** SOURCE DATA **
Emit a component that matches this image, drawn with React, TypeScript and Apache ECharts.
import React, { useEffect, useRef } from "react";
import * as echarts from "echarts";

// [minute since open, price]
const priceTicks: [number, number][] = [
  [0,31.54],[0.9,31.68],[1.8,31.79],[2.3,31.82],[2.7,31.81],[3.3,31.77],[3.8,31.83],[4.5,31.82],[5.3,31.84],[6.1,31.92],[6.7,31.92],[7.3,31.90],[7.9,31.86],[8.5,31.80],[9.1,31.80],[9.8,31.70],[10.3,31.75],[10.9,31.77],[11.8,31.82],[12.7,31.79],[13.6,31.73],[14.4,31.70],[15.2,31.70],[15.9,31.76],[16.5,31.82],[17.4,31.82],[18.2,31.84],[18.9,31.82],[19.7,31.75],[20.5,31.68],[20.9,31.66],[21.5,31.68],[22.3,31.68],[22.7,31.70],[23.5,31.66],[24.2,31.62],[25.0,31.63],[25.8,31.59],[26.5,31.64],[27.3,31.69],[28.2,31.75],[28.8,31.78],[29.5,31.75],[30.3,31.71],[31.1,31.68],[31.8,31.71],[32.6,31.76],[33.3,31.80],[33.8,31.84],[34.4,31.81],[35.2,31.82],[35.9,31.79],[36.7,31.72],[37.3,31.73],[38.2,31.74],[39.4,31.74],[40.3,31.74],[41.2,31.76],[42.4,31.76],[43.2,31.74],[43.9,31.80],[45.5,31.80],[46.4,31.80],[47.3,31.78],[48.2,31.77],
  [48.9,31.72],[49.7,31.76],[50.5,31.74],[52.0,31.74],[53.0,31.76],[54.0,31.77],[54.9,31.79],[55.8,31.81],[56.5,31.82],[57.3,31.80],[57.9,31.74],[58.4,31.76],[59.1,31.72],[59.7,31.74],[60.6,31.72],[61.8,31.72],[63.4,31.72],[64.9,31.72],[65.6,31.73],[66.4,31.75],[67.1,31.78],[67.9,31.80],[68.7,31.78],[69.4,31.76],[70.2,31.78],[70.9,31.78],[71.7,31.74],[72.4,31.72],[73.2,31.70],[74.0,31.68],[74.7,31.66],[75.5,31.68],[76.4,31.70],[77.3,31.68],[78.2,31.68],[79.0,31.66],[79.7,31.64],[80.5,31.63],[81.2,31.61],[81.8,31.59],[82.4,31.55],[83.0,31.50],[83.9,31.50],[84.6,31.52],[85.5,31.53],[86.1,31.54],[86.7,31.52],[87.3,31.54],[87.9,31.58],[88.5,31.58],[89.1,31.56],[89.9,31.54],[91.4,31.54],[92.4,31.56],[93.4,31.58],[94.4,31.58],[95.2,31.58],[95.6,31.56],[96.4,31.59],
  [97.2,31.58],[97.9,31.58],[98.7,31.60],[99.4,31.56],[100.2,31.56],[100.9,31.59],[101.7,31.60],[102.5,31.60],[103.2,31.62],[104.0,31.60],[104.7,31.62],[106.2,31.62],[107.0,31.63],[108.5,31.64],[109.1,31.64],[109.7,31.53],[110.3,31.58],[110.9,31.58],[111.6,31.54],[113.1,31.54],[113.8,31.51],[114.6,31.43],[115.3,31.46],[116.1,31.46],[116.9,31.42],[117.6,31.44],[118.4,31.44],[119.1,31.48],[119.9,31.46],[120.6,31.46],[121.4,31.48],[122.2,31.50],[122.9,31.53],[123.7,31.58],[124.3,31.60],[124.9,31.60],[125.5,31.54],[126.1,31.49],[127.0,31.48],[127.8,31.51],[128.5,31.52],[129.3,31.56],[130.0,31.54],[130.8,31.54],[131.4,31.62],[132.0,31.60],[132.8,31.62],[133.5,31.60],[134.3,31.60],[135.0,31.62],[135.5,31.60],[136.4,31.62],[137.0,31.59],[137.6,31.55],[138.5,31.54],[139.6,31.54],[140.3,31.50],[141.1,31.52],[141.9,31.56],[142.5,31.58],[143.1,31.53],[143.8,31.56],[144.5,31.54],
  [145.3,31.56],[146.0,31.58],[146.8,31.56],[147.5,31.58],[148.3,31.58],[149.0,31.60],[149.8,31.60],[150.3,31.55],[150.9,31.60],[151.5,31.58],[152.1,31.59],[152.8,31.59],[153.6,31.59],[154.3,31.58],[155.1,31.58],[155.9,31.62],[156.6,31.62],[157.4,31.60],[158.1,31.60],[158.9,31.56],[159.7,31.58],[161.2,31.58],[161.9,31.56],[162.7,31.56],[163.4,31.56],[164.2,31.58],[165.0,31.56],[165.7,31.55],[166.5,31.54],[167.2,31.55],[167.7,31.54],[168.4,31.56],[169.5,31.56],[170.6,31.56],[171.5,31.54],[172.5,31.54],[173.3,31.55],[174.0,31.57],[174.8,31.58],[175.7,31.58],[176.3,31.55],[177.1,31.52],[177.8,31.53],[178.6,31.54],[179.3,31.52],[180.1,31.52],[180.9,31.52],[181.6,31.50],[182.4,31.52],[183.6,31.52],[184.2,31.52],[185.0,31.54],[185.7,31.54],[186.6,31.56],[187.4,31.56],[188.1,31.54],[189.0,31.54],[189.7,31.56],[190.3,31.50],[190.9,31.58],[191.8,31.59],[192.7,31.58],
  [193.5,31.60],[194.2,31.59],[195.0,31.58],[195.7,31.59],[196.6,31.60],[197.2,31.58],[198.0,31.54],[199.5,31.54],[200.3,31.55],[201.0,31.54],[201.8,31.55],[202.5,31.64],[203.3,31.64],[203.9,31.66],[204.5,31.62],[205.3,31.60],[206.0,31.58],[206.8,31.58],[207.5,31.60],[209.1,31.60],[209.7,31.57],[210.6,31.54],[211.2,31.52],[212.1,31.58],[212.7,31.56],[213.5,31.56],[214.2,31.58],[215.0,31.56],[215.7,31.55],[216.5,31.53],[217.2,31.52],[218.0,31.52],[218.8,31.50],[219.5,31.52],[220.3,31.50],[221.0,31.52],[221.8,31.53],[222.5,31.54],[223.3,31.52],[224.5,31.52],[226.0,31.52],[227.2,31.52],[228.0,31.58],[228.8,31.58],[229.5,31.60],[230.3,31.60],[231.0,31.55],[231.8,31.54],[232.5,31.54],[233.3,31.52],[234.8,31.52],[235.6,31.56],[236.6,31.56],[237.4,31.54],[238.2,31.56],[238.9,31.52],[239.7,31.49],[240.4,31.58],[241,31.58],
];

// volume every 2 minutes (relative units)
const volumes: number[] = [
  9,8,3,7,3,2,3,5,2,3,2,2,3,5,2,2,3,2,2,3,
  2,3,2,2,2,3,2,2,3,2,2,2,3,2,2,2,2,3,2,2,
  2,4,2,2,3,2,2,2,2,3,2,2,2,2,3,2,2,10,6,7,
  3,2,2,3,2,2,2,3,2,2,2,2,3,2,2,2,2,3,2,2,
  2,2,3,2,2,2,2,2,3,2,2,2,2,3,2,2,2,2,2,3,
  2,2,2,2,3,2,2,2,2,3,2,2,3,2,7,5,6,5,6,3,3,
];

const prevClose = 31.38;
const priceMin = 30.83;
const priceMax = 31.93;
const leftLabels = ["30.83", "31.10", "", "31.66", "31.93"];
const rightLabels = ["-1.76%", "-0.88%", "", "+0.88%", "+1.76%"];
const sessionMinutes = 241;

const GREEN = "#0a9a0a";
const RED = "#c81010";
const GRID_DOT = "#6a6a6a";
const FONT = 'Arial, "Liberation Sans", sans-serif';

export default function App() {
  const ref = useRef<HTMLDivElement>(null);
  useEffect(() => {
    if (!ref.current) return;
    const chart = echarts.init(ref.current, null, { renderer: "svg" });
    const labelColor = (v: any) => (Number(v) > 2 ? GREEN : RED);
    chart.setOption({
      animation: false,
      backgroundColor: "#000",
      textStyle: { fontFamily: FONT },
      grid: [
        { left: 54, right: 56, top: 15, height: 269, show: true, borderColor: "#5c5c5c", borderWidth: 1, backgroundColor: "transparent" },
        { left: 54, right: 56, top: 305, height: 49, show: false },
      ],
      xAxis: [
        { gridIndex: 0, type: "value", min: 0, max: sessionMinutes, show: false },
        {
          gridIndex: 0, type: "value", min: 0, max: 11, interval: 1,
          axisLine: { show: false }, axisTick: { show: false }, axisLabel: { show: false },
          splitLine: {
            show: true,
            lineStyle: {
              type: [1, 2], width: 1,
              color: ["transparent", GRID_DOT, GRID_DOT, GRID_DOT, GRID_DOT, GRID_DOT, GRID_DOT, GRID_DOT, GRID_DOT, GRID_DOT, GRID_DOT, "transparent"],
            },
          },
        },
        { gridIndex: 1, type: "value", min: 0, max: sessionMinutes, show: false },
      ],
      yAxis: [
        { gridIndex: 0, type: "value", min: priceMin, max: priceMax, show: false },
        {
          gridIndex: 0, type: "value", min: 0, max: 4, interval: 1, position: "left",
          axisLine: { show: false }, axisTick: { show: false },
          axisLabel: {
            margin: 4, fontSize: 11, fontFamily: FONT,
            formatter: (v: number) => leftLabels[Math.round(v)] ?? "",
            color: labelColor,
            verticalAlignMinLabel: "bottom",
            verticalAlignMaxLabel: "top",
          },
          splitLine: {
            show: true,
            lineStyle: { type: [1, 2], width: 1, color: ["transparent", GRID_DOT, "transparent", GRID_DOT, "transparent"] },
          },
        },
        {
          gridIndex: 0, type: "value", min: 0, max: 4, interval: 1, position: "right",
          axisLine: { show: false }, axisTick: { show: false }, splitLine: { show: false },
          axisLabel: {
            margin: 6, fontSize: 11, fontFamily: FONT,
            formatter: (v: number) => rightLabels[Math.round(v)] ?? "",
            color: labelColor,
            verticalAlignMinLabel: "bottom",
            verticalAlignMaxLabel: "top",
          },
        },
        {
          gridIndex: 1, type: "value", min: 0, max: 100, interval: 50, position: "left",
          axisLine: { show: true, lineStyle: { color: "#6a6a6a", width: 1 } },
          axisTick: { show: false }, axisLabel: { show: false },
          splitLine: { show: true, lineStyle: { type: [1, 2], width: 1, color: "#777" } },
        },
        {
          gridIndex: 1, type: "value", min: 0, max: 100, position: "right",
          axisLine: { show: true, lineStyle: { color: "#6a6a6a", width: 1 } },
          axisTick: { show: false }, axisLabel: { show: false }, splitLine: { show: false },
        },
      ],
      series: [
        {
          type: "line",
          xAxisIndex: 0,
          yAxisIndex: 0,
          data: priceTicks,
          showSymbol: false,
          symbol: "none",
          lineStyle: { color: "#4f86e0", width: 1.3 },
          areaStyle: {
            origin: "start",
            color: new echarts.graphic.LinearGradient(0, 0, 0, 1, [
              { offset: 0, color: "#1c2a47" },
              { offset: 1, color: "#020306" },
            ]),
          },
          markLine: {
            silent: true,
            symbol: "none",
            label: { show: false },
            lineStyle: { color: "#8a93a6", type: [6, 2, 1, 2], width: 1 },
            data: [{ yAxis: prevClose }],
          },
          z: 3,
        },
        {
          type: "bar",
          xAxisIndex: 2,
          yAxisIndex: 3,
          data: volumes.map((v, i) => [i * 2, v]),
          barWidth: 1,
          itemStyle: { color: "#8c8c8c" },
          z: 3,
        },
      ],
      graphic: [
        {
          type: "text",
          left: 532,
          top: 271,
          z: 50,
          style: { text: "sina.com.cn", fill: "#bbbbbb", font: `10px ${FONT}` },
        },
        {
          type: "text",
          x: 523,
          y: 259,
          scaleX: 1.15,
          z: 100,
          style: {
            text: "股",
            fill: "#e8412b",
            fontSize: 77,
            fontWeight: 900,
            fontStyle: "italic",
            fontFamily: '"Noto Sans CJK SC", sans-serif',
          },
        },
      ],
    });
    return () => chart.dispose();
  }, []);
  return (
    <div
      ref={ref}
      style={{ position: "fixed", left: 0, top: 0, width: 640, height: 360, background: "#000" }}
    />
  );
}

** REQUIRED TASK **
Everything from the first line through the line containing "import * as" should be quoted exactly, and nothing beyond it.

** RESPONSE **
Emit a component that matches this image, drawn with React, TypeScript and Apache ECharts.
import React, { useEffect, useRef } from "react";
import * as echarts from "echarts";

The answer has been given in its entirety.